I pulled up my Starbucks app, and did a search for the nearest Starbucks. (I’m proud to admit I didn’t know where the nearest Starbucks was. I usually do.) I found one less than half a block out of my way, made the quick detour, checked out the line that was not too, too long, and got on it. I was going to indulge myself and buy, and enjoy, my cup of coffee.

As I waited in the not too, too long line, my mind wandered to how I had forgotten my banana. I had planned to bring a banana with me, as a snack, to tide me through the day of ill-timed meetings, one after another, all throughout the city. But I had forgotten the banana, left it sitting on the kitchen counter. Good news – I didn’t lambast myself for my slip in memory. Less good news – I didn’t have a banana and worried that I’d be hungry with nothing to tide me over.

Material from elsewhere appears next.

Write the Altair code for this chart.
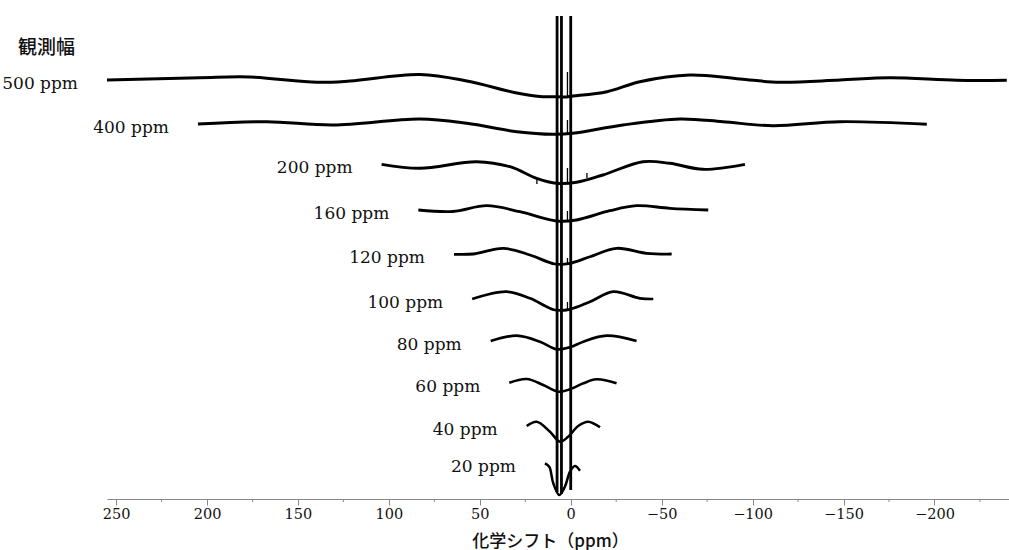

Fast forward – I got my coffee, with nearly enough time to make it to my client’s office and not be late. I hurried to his office, checked in at the reception, and sat down to wait for him, just under the wire. And then I saw his assistant coming down the stairs. She was, by the way, carrying some fruit – an orange and a banana.

“Matt got called into a 9am emergency phone call,” she told me. “Do you have flexibility to meet with him at 9:30 instead?” I told her I did, and realized that his change in plans had easily given me the time to get (and drink and enjoy) my cup of coffee. I was glad I had chosen to take care of me first, that I had taken the time to do what I really wanted to do.

And then she said, “Hey, they have tons of free breakfast, including fruit, upstairs. Do you want anything?” And before I could answer she continued. “Do you want this banana?” And handed it to me.

The universe gave me a banana. The universe gave me time to buy my coffee and a replacement banana for the one I left sitting on the counter at home.

There’s a message in a banana. I loudly heard it as I took the banana and smiled to myself. The universe was taking care of me. I was taken care of. I had been given the time to indulge in the cup of coffee that helped make my day a better day, and I had been given a banana when I needed it – without even having to ask.

The universe provides. There’s a message in a banana.